Marriage Equality and the 'Individual'
Gay. Homosexual. Lesbian. Bisexual. These are important clarifying terms that serve a purpose: to lend some distinction to a unique sexual preference, lifestyle, and/or physiological make up.
But there's another term I find to be more important: individual.
No matter how the marriage equality fight turns out (it's utterly insane that we are fighting about this), this is the word, or term, I want to focus on.
I am heterosexual. She is homosexual. He is bisexual. To me, this doesn't matter as much as does the fact that we are all individuals first.
Now, I'd be remiss if I didn't say that I do certainly understand why these other terms are important.
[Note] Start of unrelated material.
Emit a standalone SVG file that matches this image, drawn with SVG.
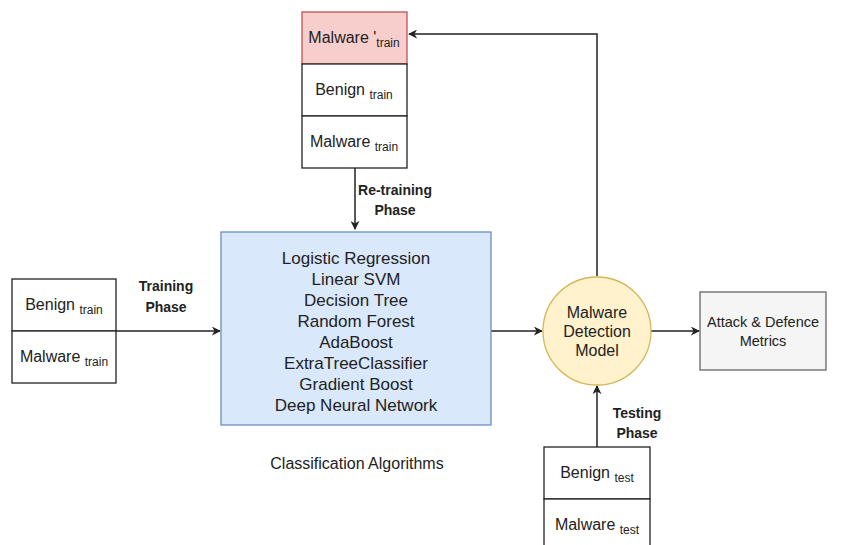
<svg xmlns="http://www.w3.org/2000/svg" width="843" height="545" viewBox="0 0 843 545">
<style>
text{font-family:"Liberation Sans",Arial,sans-serif;fill:#222;text-anchor:middle}
.box{fill:#fff;stroke:#222;stroke-width:1.3}
.lbl{font-size:16px}
.sub{font-size:12px}
.b{font-weight:bold;font-size:14px}
.alg{font-size:17px}
.ln{fill:none;stroke:#222;stroke-width:1.5}
</style>
<defs>
<marker id="ah" viewBox="0 0 10 10" refX="9" refY="5" markerWidth="9" markerHeight="9" orient="auto" markerUnits="userSpaceOnUse">
<path d="M0,0 L10,5 L0,10 L3,5 Z" fill="#222"/>
</marker>
</defs>
<rect width="843" height="545" fill="#fff"/>
<g id="connectors">
<path class="ln" d="M355,168 V229" marker-end="url(#ah)"/>
<path class="ln" d="M116,331 H220" marker-end="url(#ah)"/>
<path class="ln" d="M491,331 H542" marker-end="url(#ah)"/>
<path class="ln" d="M651,331 H699" marker-end="url(#ah)"/>
<path class="ln" d="M597,276 V34 H409" marker-end="url(#ah)"/>
<path class="ln" d="M597,447 V386" marker-end="url(#ah)"/>
<text class="b" x="395" y="195">Re-training</text>
<text class="b" x="395" y="215">Phase</text>
<text class="b" x="166" y="291">Training</text>
<text class="b" x="166" y="312">Phase</text>
<text class="b" x="637" y="418">Testing</text>
<text class="b" x="637" y="438">Phase</text>
</g>
<g id="retrain-data">
<rect x="302" y="12" width="105" height="52" fill="#f8cecc" stroke="#b85450" stroke-width="1.3"/>
<text class="lbl" x="354" y="43">Malware '<tspan class="sub" dy="4">train</tspan></text>
<rect class="box" x="302" y="64" width="105" height="52"/>
<text class="lbl" x="354" y="95">Benign <tspan class="sub" dy="4">train</tspan></text>
<rect class="box" x="302" y="116" width="105" height="52"/>
<text class="lbl" x="354" y="147">Malware <tspan class="sub" dy="4">train</tspan></text>
</g>
<g id="train-data">
<rect class="box" x="12" y="279" width="104" height="52"/>
<text class="lbl" x="64" y="310">Benign <tspan class="sub" dy="4">train</tspan></text>
<rect class="box" x="12" y="331" width="104" height="52"/>
<text class="lbl" x="64" y="362">Malware <tspan class="sub" dy="4">train</tspan></text>
</g>
<g id="algorithms">
<rect x="221" y="232" width="270" height="193" fill="#dae8fc" stroke="#6c8ebf" stroke-width="1.3"/>
<text class="alg" x="356" y="264">Logistic Regression</text>
<text class="alg" x="356" y="285">Linear SVM</text>
<text class="alg" x="356" y="306">Decision Tree</text>
<text class="alg" x="356" y="327">Random Forest</text>
<text class="alg" x="356" y="348">AdaBoost</text>
<text class="alg" x="356" y="369">ExtraTreeClassifier</text>
<text class="alg" x="356" y="390">Gradient Boost</text>
<text class="alg" x="356" y="411">Deep Neural Network</text>
<text x="357" y="469" style="font-size:16px">Classification Algorithms</text>
</g>
<g id="model">
<circle cx="597" cy="331" r="54" fill="#fff2cc" stroke="#d6b656" stroke-width="1.3"/>
<text class="lbl" x="597" y="318">Malware</text>
<text class="lbl" x="597" y="337">Detection</text>
<text class="lbl" x="597" y="356">Model</text>
</g>
<g id="metrics">
<rect x="700" y="292" width="126" height="78" fill="#f5f5f5" stroke="#666" stroke-width="1.3"/>
<text x="763" y="327" style="font-size:14.5px">Attack &amp; Defence</text>
<text x="763" y="346" style="font-size:14.5px">Metrics</text>
</g>
<g id="test-data">
<rect class="box" x="544" y="447" width="106" height="52"/>
<text class="lbl" x="597" y="478">Benign <tspan class="sub" dy="4">test</tspan></text>
<rect class="box" x="544" y="499" width="106" height="52"/>
<text class="lbl" x="597" y="530">Malware <tspan class="sub" dy="4">test</tspan></text>
</g>
</svg>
I also understand how we can place value in these terms. They are natural extensions of our desire to form community and establish ourselves as unique beings. It makes absolute sense. In today's world, with all of the craziness that is going on with the marriage equality debate, these words are more important than ever. I get that.
But I don't want to focus on that aspect of it. Rather, I'd like to focus on the philosophical underpinnings of what it is we're all talking about: the individual.
I am one. You are one. She is one. He is one. As individuals, we think; we form communities; we believe; we ponder; we react; we are physiologically formed; we exist.
Gay. Straight. African American. Caucasian. All individuals. And we should see them as such, value them as such, and judge their merit as such. To me, individual is a more powerful word because it's free of any preconceived sentiment or silly societal notion or judgment based on race, sexual orientation, what have you. To experience and interpret a person as an individual first is to see them without color, without gender, without sexual orientation. To do so is to be free from the insidiousness of racism, sexism, and homophobia.
But to get back to the now, to today's marriage debate, for those that are fighting for equality, I want to say this:
You are individuals. I see you as individuals. I value you as individuals. It's why I support you. I think we all should have a right to create a partnership with an individual we love, no matter what sexual preference that individual may ascribe to. However, it is not your sexual orientation that I deem of value, as this is something you were born with. It is your love; it is your passion; it is your courage to fight the overwhelming bigotry and narrow-mindedness of those that refuse to see you as equals. Thank you for that.
In other words, we are all human beings. Let's act like it.